SEA is probably within non-stop range of Beijing or Haikou with their 763ER's
Plus SEA already has a large Asian population around here to support this.
Didn't KE already try serving BOS a couple of years back with not much
I think this is great stuff for BOS, wow i wonder who bribed Massport for this one? Anywho, I really do hope this pan out to fruitration as this is a great oppertunity for BOS and NE travelers to have an easier connection to the East and beyond. But KE did try it in like 2000 I beleive but that never panned out adn the service was canceled soon after.
Doors open, right hand side, next stop is Springfield.
NWBOS From United States of America, joined Aug 2005, 153 posts, RR: 2 Reply 12, posted (7 years 11 months 1 week 1 day 21 hours ago) and read 4612 times:
NW studied the market and was courted by Massport for a long time in an attempt to start Asia service from Logan but NW concluded that profitability on the route would be a long shot. Perhaps with the 787's coming online in a few years NW will re-investigate it. I'm more interested if my next paycheck is going to clear, though....

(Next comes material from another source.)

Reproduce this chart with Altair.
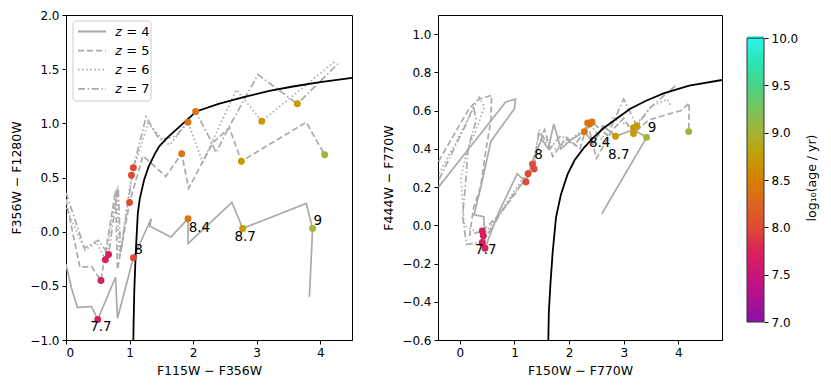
import altair as alt
import pandas as pd

GRAY = "#aaaaaa"
Z_LABELS = ["𝑧 = 4", "𝑧 = 5", "𝑧 = 6", "𝑧 = 7"]
Z_DASHES = [[1, 0], [6, 3], [1.5, 2.6], [7, 2.6, 1.5, 2.6]]

# ---------------- Left panel (F115W-F356W vs F356W-F1280W) ----------------
L4_x = [0.00, 0.09, 0.18, 0.40, 0.50, 0.78, 0.81, 1.06, 1.31, 1.34, 1.32, 1.65, 1.92, 1.92, 2.61, 2.78, 3.78, 3.88, 3.83]
L4_y = [-0.30, -0.53, -0.70, -0.69, -0.81, -0.42, -0.80, -0.24, 0.08, 0.12, 0.05, -0.05, 0.12, -0.11, 0.27, 0.03, 0.26, 0.03, -0.60]
L5_x = [0.00, 0.06, 0.22, 0.40, 0.55, 0.78, 0.81, 1.00, 1.21, 1.57, 1.82, 1.93, 2.31, 2.57, 2.76, 3.78, 4.07]
L5_y = [0.30, 0.12, -0.33, -0.32, -0.45, 0.38, -0.35, 0.27, 0.70, 0.51, 0.72, 0.40, 0.82, 0.96, 0.65, 1.01, 0.71]
L6_x = [0.00, 0.30, 0.48, 0.62, 0.80, 0.84, 1.03, 1.29, 1.52, 1.63, 1.92, 2.15, 2.68, 3.08, 4.25]
L6_y = [0.22, -0.17, -0.10, -0.26, 0.40, -0.25, 0.52, 1.00, 0.85, 0.80, 1.01, 0.64, 1.31, 1.02, 1.58]
L7_x = [0.00, 0.29, 0.51, 0.67, 0.82, 0.86, 1.06, 1.26, 1.47, 1.73, 2.04, 2.28, 2.36, 2.55, 3.02, 3.64, 4.28]
L7_y = [0.36, -0.15, -0.08, -0.21, 0.42, -0.20, 0.59, 1.06, 0.85, 0.88, 1.11, 0.84, 0.73, 0.95, 1.45, 1.18, 1.55]

L_dot_x = [0.50, 1.06, 1.92, 2.78, 3.88, 0.55, 1.00, 1.82, 2.76, 4.07, 0.62, 1.03, 1.92, 3.08, 0.67, 1.06, 2.04, 3.64]
L_dot_y = [-0.81, -0.24, 0.12, 0.03, 0.03, -0.45, 0.27, 0.72, 0.65, 0.71, -0.26, 0.52, 1.01, 1.02, -0.21, 0.59, 1.11, 1.18]
L_dot_age = [7.7, 8.0, 8.4, 8.7, 9.0, 7.7, 8.0, 8.4, 8.7, 9.0, 7.7, 8.0, 8.4, 8.7, 7.7, 8.0, 8.4, 8.7]

L_lab_text = ["7.7", "8", "8.4", "8.7", "9"]
L_lab_x = [0.55, 1.14, 2.10, 2.82, 3.96]
L_lab_y = [-0.88, -0.17, 0.03, -0.05, 0.10]

L_curve_x = [1.06, 1.065, 1.075, 1.09, 1.11, 1.13, 1.16, 1.23, 1.30, 1.40, 1.47, 1.60, 1.73, 1.90, 2.05, 2.40, 2.78, 3.20, 3.57, 4.00, 4.50]
L_curve_y = [-1.00, -0.80, -0.54, -0.30, -0.05, 0.17, 0.30, 0.48, 0.60, 0.72, 0.79, 0.87, 0.94, 1.03, 1.11, 1.18, 1.24, 1.30, 1.34, 1.38, 1.42]

# ---------------- Right panel (F150W-F770W vs F444W-F770W) ----------------
R4_x = [-0.39, 0.84, 1.02, 1.00, 0.57, 0.40, 0.26, 0.44, 0.46, 0.70, 1.05, 1.21, 1.36, 1.50, 1.62, 1.72, 1.85, 2.05, 2.28, 2.45, 2.62, 2.85, 3.18, 3.42, 2.60]
R4_y = [0.20, 0.645, 0.66, 0.61, 0.44, 0.22, 0.055, 0.045, -0.12, 0.06, 0.27, 0.226, 0.36, 0.45, 0.40, 0.53, 0.40, 0.45, 0.49, 0.43, 0.52, 0.466, 0.50, 0.46, 0.06]
R5_x = [-0.39, 0.17, 0.35, 0.58, 0.57, 0.47, 0.38, 0.25, 0.18, 0.41, 0.70, 1.00, 1.25, 1.45, 1.55, 1.70, 1.95, 2.20, 2.34, 2.50, 2.80, 3.00, 3.18, 3.45, 3.80, 4.05, 4.20, 4.19]
R5_y = [0.335, 0.61, 0.66, 0.68, 0.55, 0.38, 0.20, 0.09, -0.05, -0.03, 0.05, 0.16, 0.27, 0.42, 0.50, 0.36, 0.46, 0.40, 0.535, 0.35, 0.50, 0.56, 0.48, 0.55, 0.58, 0.60, 0.64, 0.49]
R6_x = [-0.38, 0.05, 0.35, 0.45, 0.30, 0.14, 0.02, 0.08, 0.43, 0.70, 1.00, 1.33, 1.45, 1.60, 1.75, 2.00, 2.38, 2.60, 2.80, 3.18, 3.50, 3.80, 3.85]
R6_y = [0.27, 0.50, 0.67, 0.62, 0.50, 0.40, 0.25, 0.00, -0.055, 0.05, 0.18, 0.32, 0.48, 0.44, 0.40, 0.44, 0.53, 0.45, 0.56, 0.51, 0.62, 0.66, 0.63]
R7_x = [-0.38, 0.10, 0.25, 0.30, 0.15, 0.10, 0.05, 0.12, 0.41, 0.70, 1.00, 1.36, 1.45, 1.65, 1.85, 2.10, 2.42, 2.70, 3.00, 3.24, 3.50, 3.95]
R7_y = [0.24, 0.52, 0.62, 0.55, 0.40, 0.20, 0.05, -0.10, -0.09, 0.04, 0.17, 0.295, 0.50, 0.40, 0.47, 0.42, 0.54, 0.47, 0.66, 0.52, 0.62, 0.73]

R_dot_x = [0.46, 1.21, 2.28, 2.85, 3.42, 0.41, 1.25, 2.34, 3.18, 4.19, 0.43, 1.33, 2.38, 3.18, 0.41, 1.36, 2.42, 3.24]
R_dot_y = [-0.12, 0.226, 0.49, 0.466, 0.46, -0.03, 0.27, 0.535, 0.48, 0.49, -0.055, 0.32, 0.53, 0.51, -0.09, 0.295, 0.54, 0.52]
R_dot_age = [7.7, 8.0, 8.4, 8.7, 9.0, 7.7, 8.0, 8.4, 8.7, 9.0, 7.7, 8.0, 8.4, 8.7, 7.7, 8.0, 8.4, 8.7]

R_lab_text = ["7.7", "8", "8.4", "8.7", "9"]
R_lab_x = [0.475, 1.44, 2.56, 2.91, 3.52]
R_lab_y = [-0.13, 0.37, 0.43, 0.366, 0.51]

R_curve_x = [1.62, 1.63, 1.66, 1.70, 1.76, 1.85, 1.97, 2.10, 2.27, 2.45, 2.64, 2.88, 3.12, 3.40, 3.73, 4.20, 4.80]
R_curve_y = [-0.60, -0.45, -0.30, -0.14, 0.04, 0.16, 0.265, 0.34, 0.405, 0.46, 0.51, 0.56, 0.61, 0.65, 0.69, 0.73, 0.76]

# colour map (log age)
CMAP_DOMAIN = [7.0, 7.5, 7.75, 8.0, 8.25, 8.5, 8.75, 9.0, 9.25, 9.5, 9.75, 10.0]
CMAP_RANGE = ["#8c10a8", "#cc1478", "#d9235a", "#e04a35", "#de6420", "#d77f02", "#c49f00", "#a6b234",
              "#79c35c", "#46d488", "#2ae4b6", "#2ef5ea"]
CBAR_TICKS = [7.0, 7.5, 8.0, 8.5, 9.0, 9.5, 10.0]

color_scale = alt.Scale(domain=CMAP_DOMAIN, range=CMAP_RANGE, interpolate="rgb")
dash_scale = alt.Scale(domain=Z_LABELS, range=Z_DASHES)

H = 325
ONE = pd.DataFrame({"a": [0]})
FRAME = alt.ViewBackground(stroke="black", strokeWidth=1)
NOFRAME = alt.ViewBackground(strokeWidth=0, strokeOpacity=0)


def tracks(xs, ys):
    rows = []
    for lab, x, y in zip(Z_LABELS, xs, ys):
        for i, (a, b) in enumerate(zip(x, y)):
            rows.append({"x": a, "y": b, "z": lab, "i": i})
    return pd.DataFrame(rows)


def legend_layers():
    box = alt.Chart(ONE).mark_rect(fill="white", stroke="#cccccc", strokeWidth=1, cornerRadius=3).encode(
        x=alt.value(7), x2=alt.value(85), y=alt.value(6), y2=alt.value(86))
    out = [box]
    for k, (lab, dash) in enumerate(zip(Z_LABELS, Z_DASHES)):
        ry = 16.5 + 19.1 * k
        out.append(alt.Chart(ONE).mark_rule(color=GRAY, strokeWidth=1.8, strokeDash=dash).encode(
            x=alt.value(12), x2=alt.value(40), y=alt.value(ry)))
        out.append(alt.Chart(ONE).mark_text(align="left", baseline="middle", fontSize=13, color="black").encode(
            x=alt.value(49), y=alt.value(ry), text=alt.value(lab)))
    return out


def panel(track_df, dots, labels, curve, xdom, ydom, xticks, yticks, xtitle, ytitle, width, show_legend):
    xs = alt.Scale(domain=xdom, nice=False, zero=False)
    ys = alt.Scale(domain=ydom, nice=False, zero=False)
    xax = alt.Axis(values=xticks, format="d", title=xtitle)
    yax = alt.Axis(values=yticks, format=".1f", title=ytitle)
    lines = alt.Chart(track_df).mark_line(color=GRAY, strokeWidth=1.7, clip=True).encode(
        x=alt.X("x:Q", scale=xs, axis=xax),
        y=alt.Y("y:Q", scale=ys, axis=yax),
        strokeDash=alt.StrokeDash("z:N", scale=dash_scale, legend=None),
        detail="z:N",
        order="i:Q",
    )
    cdf = pd.DataFrame({"x": curve[0], "y": curve[1], "i": list(range(len(curve[0])))})
    crv = alt.Chart(cdf).mark_line(color="black", strokeWidth=1.8, clip=True).encode(
        x=alt.X("x:Q", scale=xs), y=alt.Y("y:Q", scale=ys), order="i:Q")
    ddf = pd.DataFrame({"x": dots[0], "y": dots[1], "age": dots[2]})
    pts = alt.Chart(ddf).mark_circle(size=48, opacity=1).encode(
        x=alt.X("x:Q", scale=xs), y=alt.Y("y:Q", scale=ys),
        color=alt.Color("age:Q", scale=color_scale, legend=None))
    ldf = pd.DataFrame({"x": labels[1], "y": labels[2], "t": labels[0]})
    txt = alt.Chart(ldf).mark_text(fontSize=13.5, color="black", align="center", baseline="middle").encode(
        x=alt.X("x:Q", scale=xs), y=alt.Y("y:Q", scale=ys), text="t:N")
    layers = [lines, crv, pts, txt]
    if show_legend:
        layers += legend_layers()
    return alt.layer(*layers).properties(width=width, height=H, view=FRAME)


left = panel(
    tracks([L4_x, L5_x, L6_x, L7_x], [L4_y, L5_y, L6_y, L7_y]),
    (L_dot_x, L_dot_y, L_dot_age), (L_lab_text, L_lab_x, L_lab_y), (L_curve_x, L_curve_y),
    [0, 4.5], [-1.0, 2.0], [0, 1, 2, 3, 4], [-1.0, -0.5, 0.0, 0.5, 1.0, 1.5, 2.0],
    "F115W − F356W", "F356W − F1280W", 286, True)

right = panel(
    tracks([R4_x, R5_x, R6_x, R7_x], [R4_y, R5_y, R6_y, R7_y]),
    (R_dot_x, R_dot_y, R_dot_age), (R_lab_text, R_lab_x, R_lab_y), (R_curve_x, R_curve_y),
    [-0.4, 4.8], [-0.6, 1.1], [0, 1, 2, 3, 4], [-0.6, -0.4, -0.2, 0.0, 0.2, 0.4, 0.6, 0.8, 1.0],
    "F150W − F770W", "F444W − F770W", 284, False)

# colour bar
steps = [7.0 + 0.025 * k for k in range(121)]
cb_df = pd.DataFrame({"v0": steps[:-1], "v1": [s + 0.045 for s in steps[1:]],
                      "m": [(a + b) / 2 for a, b in zip(steps[:-1], steps[1:])]})
cb_df.loc[cb_df.index[-1], "v1"] = 10.0
cb_scale = alt.Scale(domain=[6.81, 10.245], nice=False, zero=False)
cb = alt.Chart(cb_df).mark_rect(strokeWidth=0).encode(
    y=alt.Y("v0:Q", scale=cb_scale, axis=alt.Axis(
        orient="right", values=CBAR_TICKS, format=".1f", domain=False,
        title="log₁₀(age / yr)", titleAngle=270, titleBaseline="top", titlePadding=8)),
    y2="v1:Q",
    color=alt.Color("m:Q", scale=color_scale, legend=None),
)
cb_frame = alt.Chart(pd.DataFrame({"a": [7.0], "b": [10.0]})).mark_rect(
    fillOpacity=0, stroke="#333333", strokeWidth=1).encode(
    y=alt.Y("a:Q", scale=cb_scale), y2="b:Q")
colorbar = alt.layer(cb, cb_frame).properties(width=17, height=H, view=NOFRAME)

chart = alt.hconcat(
    left, alt.hconcat(right, colorbar, spacing=23), spacing=29
).resolve_scale(color="shared").properties(
    padding={"left": 2, "top": 0, "right": 2, "bottom": 2}
).configure(font="DejaVu Sans").configure_view(
    strokeWidth=0
).configure_axis(
    labelFontSize=12, titleFontSize=12.5, titleFontWeight="normal", labelColor="black",
    titleColor="black", tickColor="black", domainColor="black", tickSize=4, grid=False,
    labelPadding=3, titlePadding=6,
)

chart.save("out.html", embed_options={"renderer": "svg", "actions": False})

ChrisNH From United States of America, joined Jun 1999, 3911 posts, RR: 2 Reply 15, posted (7 years 11 months 1 week 1 day 18 hours ago) and read 4480 times:
The intriguing thing is the cargo service, which is slated to start before passenger service. If the Boston Globe article is true, 'cargo service' (which presumes some sort of freighter--I would guess a leased MD-11?) will start this summer.
I will actually believe all this once I see it. Of course the wild card is the FAA, which needs to bless this before it starts.
RobertS975 From United States of America, joined Aug 2005, 911 posts, RR: 0 Reply 16, posted (7 years 11 months 1 week 1 day 16 hours ago) and read 4421 times:
As per the article in my local MA newspaper today (AP feed), Hainan is China's fourth largest carrier and is in the process of changing its name to Grand China Airlines. According to MassPort CEO, the airline was given permission by the Chinese government to serve one US location. The article mentions sevceral times that these flights will be nonstop service to Beijing.
Dean From Hungary, joined Apr 2005, 213 posts, RR: 1 Reply 18, posted (7 years 11 months 1 week 22 hours ago) and read 4247 times:
Quoting 6thfreedom (Reply 17): Why wouldn't a same plane Beijing-Budapest-Boston service be considered a China-Boston service??
Would you say that a Qantas flight Sydney-Singapore-London is not an Australia-UK flight???
I understand your idea, and I did not say that is a bad one. But I think SYD-LHR service via SIN is not a good example to compare PEK-BOS service via BUD. LHR-SIN-LHR is only 170-200 km longer than LHR-SYD direct (according to Great Circle Map), but PEK-BUD-BOS route is 3200 km longer than PEK-BOS direct...
If HU would like to operate BOS via BUD, I think they should do it as a MA codeshare flight operated by MA... But as far as I know both MA and HU require more widebody aircrafts for future expansions... Correct me if I'm wrong!
ChrisNH From United States of America, joined Jun 1999, 3911 posts, RR: 2 Reply 19, posted (7 years 11 months 1 week 21 hours ago) and read 4233 times:
I think these cargo flights will bring FAR more freight into Boston than they take out. Manufacturing of goods has been shifting to Asia for a long time, so the ratio of imported to exported will be quite high. Unless there's a big Chinese appetite for lobsters and tuna, I can't imagine what the outbound flights from Boston would be filled with. Maybe all the copies of The Boston Globe and The Boston Herald no one wants to buy .
The 787 seems as though it will be perfect for a route like this: long and thin. The big question is what Grand China uses for equipment in the interim.
Bobnwa From United States of America, joined Dec 2000, 6243 posts, RR: 9 Reply 20, posted (7 years 11 months 1 week 21 hours ago) and read 4208 times:
In airline language in the US, "direct service" does not mean "non-stop" service. I do not agree with this usage, but that is the way it is. Since Hainan does not own any aircraft that make it non-stop, then using the Boston Globes use of "direct flight, would mean a stop somewhere.